Giuseppe Didonna: Gazeteci
Yasakları mantıklı buldular
2010'da doktorasını yapmak için geldiği Türkiye'de kalan Didonna, İtalyan haber ajansı AGI'nin Türkiye temsilciliğini yürütüyor. Didonna, pandemi başladığında neler yaşanacağı konusunda endişelendiğini söylüyor. Sınırlar kapatıldığı için ailesiyle ve dostlarıyla telefon ve zoom üzerinden görüşen Didonna, "Hiç kimse mutlu değildi. Kendi hükümetlerinin aldıkları önlemler kimseyi tatmin etmemişti. Açıkçası Türkiye'deki durumu ve kısıtlamaları anlattığımda insanların ilgilendiğini gördüm. Gençlere ve 65 yaş üstüne yönelik yasaklar herkese çok mantıklı geldi. Özellikle de İtalyanlara..." Bu dönemde işlerine ara vermeyen ve yoğun bir şekilde çalışan İtalya gazeteci, fırsat buldukça ülke içinde seyahat etmiş. Ağustosta Ağrı Dağı'na çıkmış. Ekimde de dalış sertifikasını almış.

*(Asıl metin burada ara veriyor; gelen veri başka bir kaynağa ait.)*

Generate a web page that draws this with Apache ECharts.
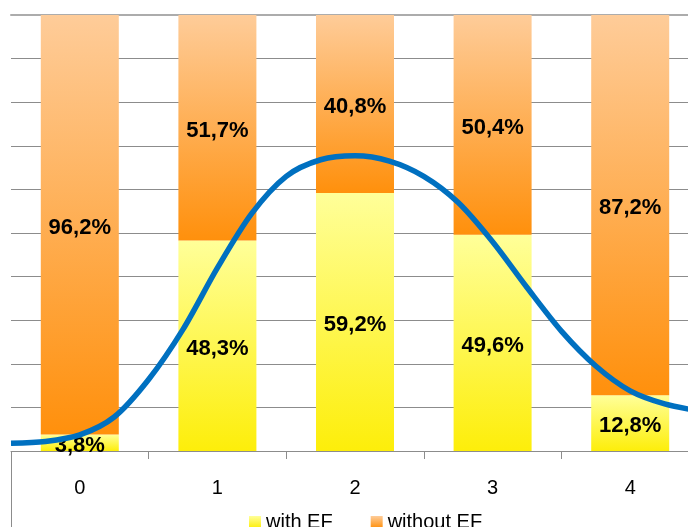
<!DOCTYPE html>
<html>
<head>
<meta charset="utf-8">
<script src="https://cdn.jsdelivr.net/npm/echarts@6/dist/echarts.min.js"></script>
<style>
  html, body { margin: 0; padding: 0; background: #fff; }
  #chart { width: 688px; height: 527px; }
</style>
</head>
<body>
<div id="chart"></div>
<script>
// Category labels along the bottom axis
const categories = ['0', '1', '2', '3', '4'];
// Share of each group, in percent
const withEF = [3.8, 48.3, 59.2, 49.6, 12.8];
const withoutEF = [96.2, 51.7, 40.8, 50.4, 87.2];
// Bell-shaped trend line: positions on a continuous scale spanning the categories, and heights in percent
const curveX = [-0.5, -0.25, 0, 0.25, 0.5, 0.75, 1, 1.25, 1.5, 1.75, 2, 2.25, 2.5, 2.75, 3, 3.25, 3.5, 3.75, 4, 4.25, 4.5];
const curveY = [1.8, 2.2, 3.7, 7.8, 16.4, 27.9, 42, 54.5, 63, 66.8, 67.7, 66.5, 63, 57, 48, 37.5, 27.5, 19.5, 13.8, 10.8, 9.2];

const FONT = "'Liberation Sans', Arial, sans-serif";
const AXIS_GRAY = '#8c8c8c';

const yellowFill = new echarts.graphic.LinearGradient(0, 0, 0, 1, [
  { offset: 0, color: '#FFFF99' },
  { offset: 1, color: '#FDEE0A' }
]);
const orangeFill = new echarts.graphic.LinearGradient(0, 0, 0, 1, [
  { offset: 0, color: '#FECC99' },
  { offset: 1, color: '#FF900C' }
]);

const pct = p => p.value.toFixed(1).replace('.', ',') + '%';
const barLabel = {
  show: true,
  position: 'inside',
  offset: [0, 3],
  formatter: pct,
  color: '#000',
  fontFamily: FONT,
  fontWeight: 'bold',
  fontSize: 22
};

const chart = echarts.init(document.getElementById('chart'), null, { renderer: 'canvas' });
chart.setOption({
  animation: false,
  backgroundColor: '#fff',
  // the plot runs past the right edge of the canvas
  grid: { left: 11, width: 688, top: 15, bottom: 76, containLabel: false, outerBoundsMode: 'none' },
  legend: {
    data: ['with EF', 'without EF'],
    left: 244,
    top: 507,
    itemWidth: 12,
    itemHeight: 12,
    itemGap: 38,
    icon: 'rect',
    textStyle: { fontFamily: FONT, fontSize: 20, color: '#000' }
  },
  xAxis: [
    {
      type: 'category',
      data: categories,
      axisLine: { lineStyle: { color: AXIS_GRAY, width: 1 } },
      axisTick: { show: true, length: 8, lineStyle: { color: AXIS_GRAY } },
      axisLabel: { margin: 27, fontFamily: FONT, fontSize: 20, color: '#000' },
      splitLine: { show: false }
    },
    {
      // continuous scale for the trend line; its line closes the plot at the top
      type: 'value',
      min: -0.5,
      max: 4.5,
      position: 'top',
      axisLine: { show: true, onZero: false, lineStyle: { color: '#acacac', width: 2 } },
      axisTick: { show: false },
      axisLabel: { show: false },
      splitLine: { show: false }
    }
  ],
  yAxis: {
    type: 'value',
    min: 0,
    max: 100,
    interval: 10,
    axisLine: { show: true, lineStyle: { color: AXIS_GRAY, width: 1 } },
    axisTick: { show: false },
    axisLabel: { show: false },
    splitLine: { lineStyle: { color: AXIS_GRAY, width: 1 } }
  },
  series: [
    {
      name: 'with EF',
      type: 'bar',
      stack: 'share',
      barWidth: 78,
      data: withEF,
      itemStyle: { color: yellowFill },
      label: barLabel,
      z: 2
    },
    {
      name: 'without EF',
      type: 'bar',
      stack: 'share',
      barWidth: 78,
      data: withoutEF,
      itemStyle: { color: orangeFill },
      label: barLabel,
      z: 2
    },
    {
      name: 'trend',
      type: 'line',
      xAxisIndex: 1,
      smooth: 0.3,
      showSymbol: false,
      symbol: 'none',
      data: curveX.map((x, i) => [x, curveY[i]]),
      lineStyle: { color: '#0070C0', width: 5.5 },
      z: 5
    }
  ],
  graphic: [
    {
      // left border continues below the category axis
      type: 'line',
      shape: { x1: 11.5, y1: 452, x2: 11.5, y2: 527 },
      style: { stroke: AXIS_GRAY, lineWidth: 1 }
    }
  ]
});
</script>
</body>
</html>
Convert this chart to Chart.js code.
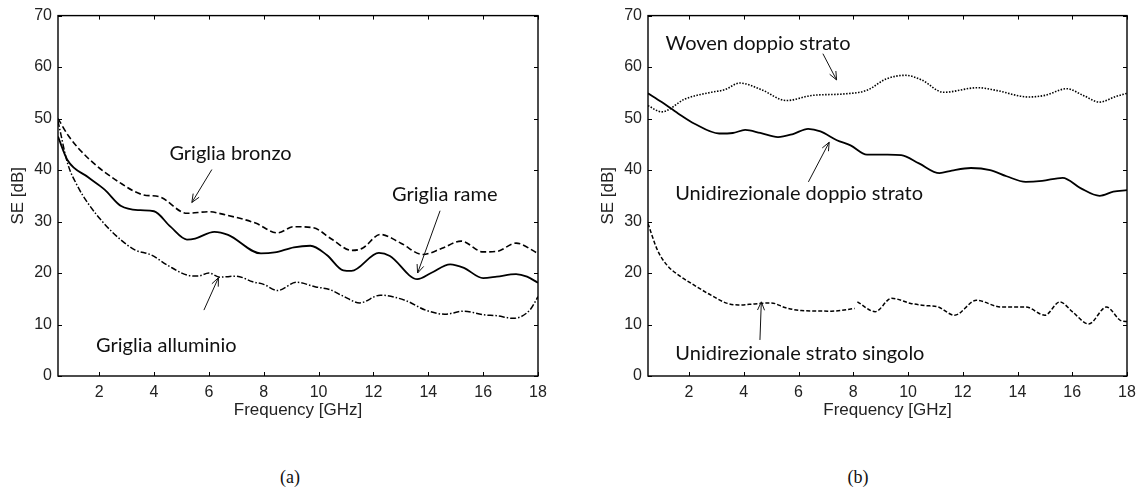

Claudio Chinali: (Eataly Executive Şefi)
Michelin yıldızlı restoranlarda dört-beş yıl çalıştıktan sonra bir etkinlik için geldiği İstanbul'a âşık olan Chinali, 2009'dan bu yana Türkiye'de. Chinali'yi en çok etkileyen uçsuz bucaksız gastronomi kültürümüz olmuş. İstanbul'da farklı kültürlerin ve dinlerin barış içinde yaşaması da İtalyan şefin burada kalma fikrine âşık olmasında etkili olmuş. "10 yıldır Türkiye'de yaşıyorum, burada kendimi evimde gibi hissediyorum" diyen Chinali'nin, Türkiye'nin sağlık sistemi ile ilgili değerlendirmesi şöyle: "Bugüne kadar buradaki genel ve özel sağlık sistemiyle ilgili deneyimlerim hep kusursuz oldu. Bu da bir ülkede pandemi olsun ya da olmasın kendini güvende hissetmek için önemli." Başarılı şef, Türkiye'nin Covid-19'la mücadelesini de şöyle yorumladı: "Ortalama yaş ve hastane kapasitesi açısından doğru yaklaşımda bulunduğunu düşünüyorum. Yine de bu savaşın kazanılmasında bizim de üzerimize düşeni yapmamız gerekiyor." Chinali, "Pandemi süreci sizin için nasıl geçti?" sorumuza ise şu yanıtı verdi: "İlk iki ay çok karmaşıktı. İki küçük çocuğum var ve dört duvar arasında kalmak psikolojik açıdan hiç de kolay olmadı. Olumlu yönden bakacak olursam ailemle daha fazla zaman geçirdik ve ilişkimiz daha da güçlendi. Bu arada sosyal medyadan da sevdiğim tarifleri takipçilerimle paylaştım."